Practical Composite Mat Tips for Tough Job Sites
When you are planning access roads or work pads on soft, rutted, or environmentally sensitive ground, composite mats give crews a safer, more stable surface to work from. You can also choose whether to rent, lease, or buy those mats, depending on your project length and how often you expect to need them.
Industry guidance on erosion and sediment control emphasizes minimizing disturbance, protecting existing vegetation, and using stable working surfaces so runoff and rutting stay under control. Resources from the Federal Highway Administration on erosion and sediment control reinforce that access planning is part of that bigger picture, not an afterthought.
Match Composite Mats to Site Conditions
Every job site behaves differently under load. Before focusing on price or rental terms, match your access mats to the actual ground you are working with. On saturated soils, wetlands, or agricultural land, you want mats that spread load effectively and resist sinking so you can reduce rutting and soil compaction.
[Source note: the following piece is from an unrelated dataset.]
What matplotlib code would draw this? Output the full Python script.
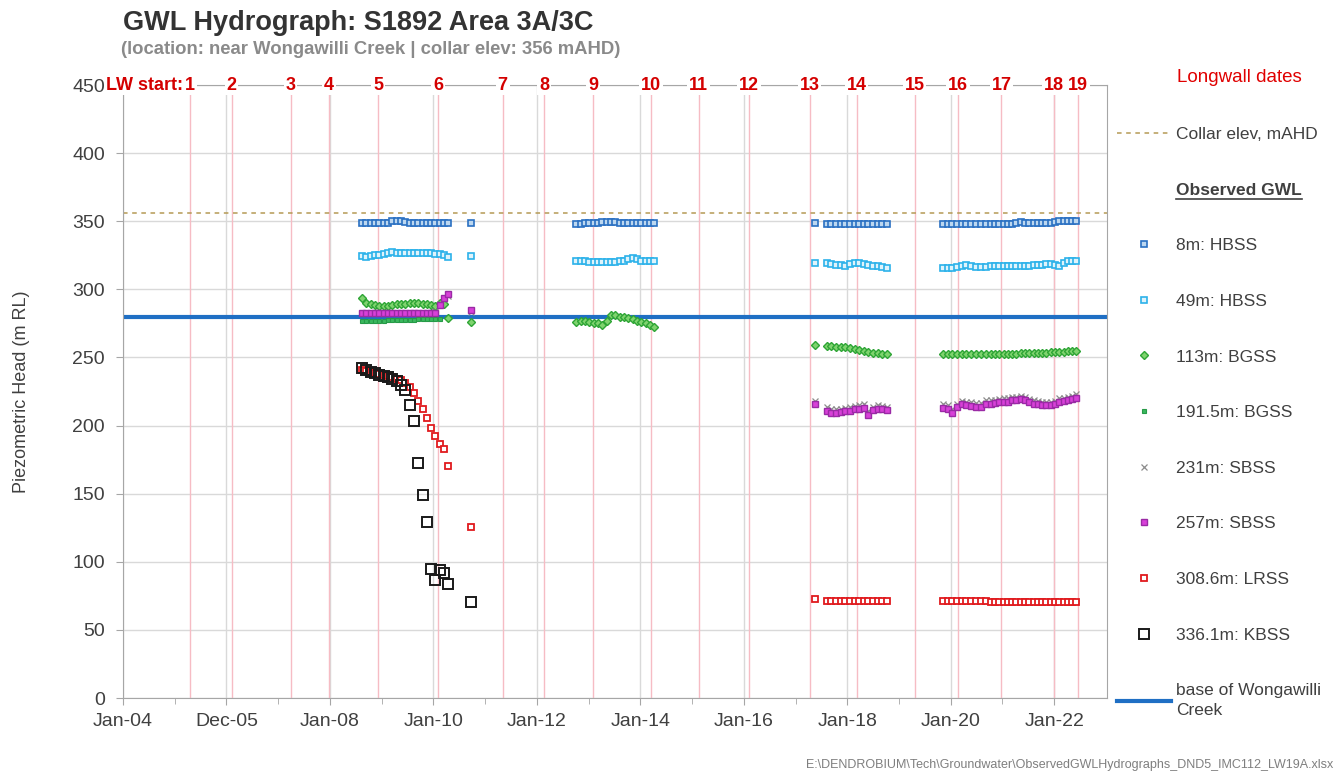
import matplotlib.pyplot as plt
from matplotlib.lines import Line2D
import numpy as np

plt.rcParams['font.family'] = ['Liberation Sans', 'DejaVu Sans']

# reading dates (decimal years) for each monitoring campaign
t_a = [2008.62, 2008.70, 2008.79, 2008.87, 2008.95, 2009.04, 2009.12, 2009.20, 2009.29, 2009.37, 2009.45,
       2009.54, 2009.62, 2009.70, 2009.79, 2009.87, 2009.95, 2010.04, 2010.12, 2010.21, 2010.29, 2010.72]
t_b = [2012.76, 2012.85, 2012.93, 2013.01, 2013.10, 2013.18, 2013.26, 2013.35, 2013.43, 2013.51,
       2013.60, 2013.68, 2013.76, 2013.85, 2013.93, 2014.01, 2014.10, 2014.18, 2014.26]
t_c = [2017.37, 2017.60, 2017.69, 2017.78, 2017.87, 2017.96, 2018.05, 2018.14, 2018.23, 2018.32,
       2018.41, 2018.50, 2018.59, 2018.68, 2018.76]
t_d = [2019.85, 2019.94, 2020.03, 2020.12, 2020.21, 2020.30, 2020.39, 2020.48, 2020.59, 2020.69,
       2020.77, 2020.85, 2020.94, 2021.02, 2021.10, 2021.19, 2021.27, 2021.35, 2021.44, 2021.52,
       2021.60, 2021.69, 2021.77, 2021.85, 2021.94, 2022.02, 2022.10, 2022.19, 2022.27, 2022.35, 2022.43]

# groundwater levels (m RL); None = no reading in that campaign
hbss_8 = {
    'a': [349, 349, 348.5, 348.5, 349, 349, 348.5, 350, 350, 350.5, 349.5, 349, 349, 348.5, 348.5,
          348.5, 348.5, 348.5, 348.5, 348.5, 349, 349],
    'b': [348, 348, 348.5, 348.5, 349, 349, 349.5, 349.5, 349.5, 349.5, 349, 349, 349, 349, 348.5,
          348.5, 348.5, 348.5, 348.5],
    'c': [349, 348, 348, 348, 348, 348, 348, 348, 348, 348, 348, 348, 348, 348, 348],
    'd': [348, 348, 348, 348, 348, 348, 348, 348, 348, 348, 348, 348, 348, 348, 348, 348, 348.5,
          349.5, 349, 348.5, 348.5, 348.5, 348.5, 348.5, 349, 349.5, 350, 350, 350.5, 350.5, 350.5],
}
hbss_49 = {
    'a': [324.5, 324, 324.5, 325, 325.5, 326, 326.5, 327.5, 327, 327, 327, 327, 327, 327, 326.5,
          326.5, 326.5, 326, 326, 325, 323.5, 324.5],
    'b': [320.5, 321, 320.5, 320, 320, 320, 320, 320, 320, 320, 320.5, 321, 322, 323, 322, 321,
          320.5, 320.5, 320.5],
    'c': [319.5, 319, 318.5, 318, 318, 317.5, 318.5, 319, 319, 318.5, 318, 317.5, 317, 316.5, 316],
    'd': [315.5, 315.5, 316, 316.5, 317.5, 318, 317, 316.5, 316.5, 316.5, 317, 317, 317, 317, 317,
          317, 317.5, 317.5, 317.5, 317.5, 318, 318, 318, 318.5, 318.5, 318, 317.5, 319.5, 320.5,
          320.5, 320.5],
}
bgss_113 = {
    'a': [294, 290, 289, 288.5, 288, 288, 288, 288.5, 289, 289, 289.5, 290, 290, 290, 289.5, 289,
          288.5, 288, 290, 289, 279, 276],
    'b': [276, 276.5, 276.5, 276, 275.5, 275, 274, 276.5, 281, 281, 280, 279.5, 279, 278, 277, 276,
          275, 274, 272.5],
    'c': [259, 258.5, 258.5, 258, 258, 257.5, 257, 256.5, 255.5, 254.5, 254, 253.5, 253, 252.5, 252.5],
    'd': [252.5, 252.5, 252.5, 252.5, 252.5, 252.5, 252.5, 252.5, 252.5, 252.5, 252.5, 252.5, 252.5,
          252.5, 252.5, 252.5, 252.5, 253, 253, 253, 253.5, 253.5, 253.5, 253.5, 254, 254, 254, 254,
          254.5, 254.5, 254.5],
}
bgss_191 = {
    'a': [277, 277, 277, 277, 277, 277, 277.5, 277.5, 277.5, 277.5, 277.5, 277.5, 277.5, 278, 278,
          278, 278, 278, 278.5, None, None, None],
}
sbss_231 = {
    'a': [283, 283, 283, 283, 283, 283, 283, 283, 283, 283, 283, 283, 283, 283, 283, 283, 283, 284,
          289, 293, 295, 283.5],
    'c': [218, 213.5, 212, 212, 212.5, 213, 213.5, 214.5, 215, 215.5, 211, 214, 215, 214.5, 214],
    'd': [215.5, 215, 212, 216, 218, 217.5, 217, 216.5, 216.5, 218.5, 218.5, 219, 219.5, 220, 220,
          221, 221, 222, 221, 219.5, 218.5, 218, 217.5, 217.5, 217.5, 218, 220, 220.5, 221, 222, 223],
}
sbss_257 = {
    'a': [283, 282.5, 282.5, 282.5, 282.5, 282.5, 282.5, 282.5, 282.5, 282.5, 282.5, 282.5, 282.5,
          282.5, 282.5, 282.5, 282.5, 283, 288.5, 293.5, 296.5, 285],
    'c': [216, 211, 209.5, 209.5, 210, 210.5, 211, 212, 212.5, 213, 208, 211.5, 212.5, 212, 211.5],
    'd': [213, 212.5, 209.5, 213.5, 215.5, 215, 214.5, 214, 214, 216, 216, 216.5, 217, 217.5, 217.5,
          218.5, 218.5, 219.5, 218.5, 217, 216, 215.5, 215, 215, 215, 215.5, 217.5, 218, 218.5,
          219.5, 220.5],
}
lrss_308 = {
    'a': [241, 240, 239.5, 238.5, 238, 237, 236.5, 235.5, 234.5, 233.5, 231.5, 228, 224, 218, 212,
          205.5, 198.5, 192, 186.5, 182.5, 170.5, 125.5],
    'c': [72.5, 71.5, 71.5, 71.5, 71.5, 71.5, 71, 71, 71, 71, 71, 71, 71, 71, 71],
    'd': [71, 71, 71, 71, 71, 71, 71, 71, 71, 71, 70.5, 70.5, 70.5, 70.5, 70.5, 70.5, 70.5, 70.5,
          70.5, 70.5, 70.5, 70.5, 70.5, 70.5, 70.5, 70.5, 70.5, 70.5, 70.5, 70.5, 70.5],
}
kbss_336 = {
    'a': [242, 240.5, 239.5, 238.5, 237.5, 236.5, 235.5, 234, 232.5, 230, 226, 215, 203.5, 172.5,
          149, 129.5, 95, 87, 94, 91.5, 83.5, 70.5],
}

collar_elev = 356
creek_base = 280

# longwall start dates (decimal years)
lw_names = [str(i) for i in range(1, 20)]
lw_start = [2005.29, 2006.10, 2007.24, 2007.98, 2008.93, 2010.09, 2011.34, 2012.14, 2013.09, 2014.20,
            2015.13, 2016.10, 2017.27, 2018.18, 2019.30, 2020.14, 2020.98, 2021.99, 2022.46]

xtick_pos = [2004, 2006, 2008, 2010, 2012, 2014, 2016, 2018, 2020, 2022]
xtick_labels = ['Jan-04', 'Dec-05', 'Jan-08', 'Jan-10', 'Jan-12', 'Jan-14', 'Jan-16', 'Jan-18',
                'Jan-20', 'Jan-22']

times = {'a': t_a, 'b': t_b, 'c': t_c, 'd': t_d}


def series_xy(series):
    xs, ys = [], []
    for key, vals in series.items():
        for t, v in zip(times[key], vals):
            if v is not None:
                xs.append(t)
                ys.append(v)
    return xs, ys


styles = [
    (hbss_8, '8m: HBSS', dict(marker='s', ms=4.8, mfc='#bcd7f0', mec='#2a70c2', mew=1.2)),
    (hbss_49, '49m: HBSS', dict(marker='s', ms=4.8, mfc='#dff3fb', mec='#2cb2ea', mew=1.2)),
    (bgss_113, '113m: BGSS', dict(marker='D', ms=3.8, mfc='#7fd36e', mec='#2ea535', mew=1.0)),
    (bgss_191, '191.5m: BGSS', dict(marker='s', ms=3.4, mfc='#3bb85e', mec='#279a48', mew=0.8)),
    (sbss_231, '231m: SBSS', dict(marker='x', ms=4, mec='#8c8c8c', mew=0.9)),
    (sbss_257, '257m: SBSS', dict(marker='s', ms=5, mfc='#d840d8', mec='#9a2aa5', mew=1.0)),
    (lrss_308, '308.6m: LRSS', dict(marker='s', ms=4.5, mfc='white', mec='#e01a1e', mew=1.3)),
    (kbss_336, '336.1m: KBSS', dict(marker='s', ms=7, mfc='none', mec='#1a1a1a', mew=1.4)),
]

fig = plt.figure(figsize=(13.41, 7.78), dpi=100)
ax = fig.add_axes([0.0917, 0.1028, 0.7338, 0.7879])

ax.set_xlim(2004, 2023.02)
ax.set_ylim(0, 450)

# longwall start markers
for t in lw_start:
    ax.axvline(t, color='#f6bcc4', lw=1, zorder=1)

collar_line = ax.axhline(collar_elev, color='#b59a55', lw=1.1, ls=(0, (3, 3)), zorder=2,
                         label='Collar elev, mAHD')
creek_line = ax.axhline(creek_base, color='#1f6fc4', lw=3, zorder=2,
                        label='base of Wongawilli\nCreek')

handles = []
for i, (series, label, st) in enumerate(styles):
    xs, ys = series_xy(series)
    h, = ax.plot(xs, ys, ls='none', label=label, zorder=3 + i, **st)
    handles.append(h)

# axes styling
ax.set_yticks(np.arange(0, 451, 50))
ax.set_xticks(xtick_pos)
ax.set_xticklabels(xtick_labels)
ax.set_xticks(np.arange(2005, 2023, 2), minor=True)
ax.grid(True, which='major', color='#d9d9d9', lw=1, zorder=0)
ax.set_axisbelow(True)
for s in ax.spines.values():
    s.set_color('#a6a6a6')
ax.tick_params(axis='both', which='major', labelsize=14, colors='#a6a6a6', labelcolor='#404040',
               length=5)
ax.tick_params(axis='x', which='minor', length=4, colors='#a6a6a6')
ax.tick_params(axis='x', which='major', pad=6)
ax.tick_params(axis='y', which='major', pad=8)
ax.set_ylabel('Piezometric Head (m RL)', fontsize=13, color='#404040', labelpad=30)

# longwall labels sit on the top gridline
for name, t in zip(lw_names, lw_start):
    ax.text(t, 450, name, ha='center', va='center', color='#d40000', fontsize=13,
            fontweight='bold', zorder=20,
            bbox=dict(boxstyle='square,pad=0.1', fc='white', ec='none'))
ax.annotate('LW start:', xy=(lw_start[0], 450), xytext=(-5, 0), textcoords='offset points',
            ha='right', va='center', color='#d40000', fontsize=13, fontweight='bold',
            annotation_clip=False, zorder=20,
            bbox=dict(boxstyle='square,pad=0.1', fc='white', ec='none'))

# titles
fig.text(123 / 1341, 1 - 23 / 778, 'GWL Hydrograph: S1892 Area 3A/3C', fontsize=19.5,
         fontweight='bold', color='#333333', ha='left', va='center')
fig.text(121 / 1341, 1 - 49 / 778, '(location: near Wongawilli Creek | collar elev: 356 mAHD)',
         fontsize=13.3, fontweight='bold', color='#8a8a8a', ha='left', va='center')

# legend
header = Line2D([], [], color='none', label='Observed GWL')
leg = fig.legend(handles=[collar_line, header] + handles + [creek_line],
                 loc='upper left', bbox_to_anchor=(1117 / 1341, 1 - 127 / 778),
                 frameon=False, fontsize=12.5, numpoints=1, handlelength=3.1,
                 handletextpad=0.3, labelspacing=2.33, borderpad=0, borderaxespad=0)
for txt in leg.get_texts():
    txt.set_color('#404040')
leg.get_texts()[-1].set_linespacing(1.45)
obs_txt = leg.get_texts()[1]
obs_txt.set_fontweight('bold')

fig.text(1177 / 1341, 1 - 78 / 778, 'Longwall dates', color='#e00000', fontsize=13.5,
         ha='left', va='center')

fig.text(1333 / 1341, 1 - 765 / 778,
         'E:\\DENDROBIUM\\Tech\\Groundwater\\ObservedGWLHydrographs_DND5_IMC112_LW19A.xlsx',
         fontsize=9, color='#7f7f7f', ha='right', va='center')

# underline the legend header
fig.canvas.draw()
bb = obs_txt.get_window_extent().transformed(fig.transFigure.inverted())
fig.add_artist(Line2D([bb.x0, bb.x1], [bb.y0 - 0.002, bb.y0 - 0.002], color='#404040', lw=1.2,
                      transform=fig.transFigure))

fig.savefig('out.png', dpi=100)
In sloped or poorly drained areas, a stable mat surface also helps control how equipment tracks across the ground and where stormwater flows during construction.
Plan for Loads, Traffic, and Safety
A good mat plan supports safer rigging, better crane setup, and fewer stuck vehicles. That stability can also make it easier to maintain erosion and sediment controls that are required under programs such as the EPA Construction General Permit resources, which stress consistent field practices over the project life. As you refine your mat plan, look closely at the mix of equipment and activity you expect on the site. Key factors to consider include:
Equipment mix – Confirm that mat thickness, material, and connection design can support your heaviest cranes, excavators, and loaded trucks without excessive deflection.
Traffic volume – High cycle haul routes and laydown yards may need more robust mats and tighter connections than low use access spurs.
Traction needs – Surface textures affect how machines behave in mud, standing water, and cold conditions, as well as how safe the walking surface is for crews.
When Renting Composite Mats Makes More Sense Than Buying
Because composite mats are reusable, ownership can look attractive at first glance. With rental and leasing, you still get the performance of composite mats but shift more of the logistics and upkeep to your mat provider. In practice, mat rental or leasing is often the better fit, especially when you are balancing multiple job sites or variable workloads.
Rental or lease options tend to make more sense when:
You need composite mats occasionally or for a single, short-term project.
You want to avoid long-term storage, inspection, cleaning, and repair responsibilities between jobs.
Projects are spread across a wide region, making it more efficient for a provider to handle delivery, placement, and pickup.
You are testing composite mats for the first time and prefer to treat them as a project cost instead of a capital expense.
Factor Logistics and Project Length Into the Decision
Before you commit to renting, leasing, or buying composite mats, think about how your work is structured over the next few years, not just on a single project. For long, multi-phase projects, it may be helpful to keep the same mats on site and shift them as crews move, especially if you can coordinate mat mobilization with other construction activities. On shorter jobs with tight mobilization windows, a turnkey rental that includes delivery and pickup can reduce the number of moving pieces you have to manage.
When you combine that flexibility with a clear understanding of site conditions, traffic patterns, and regulatory obligations, composite mats become a predictable tool for keeping tough job sites both stable and productive.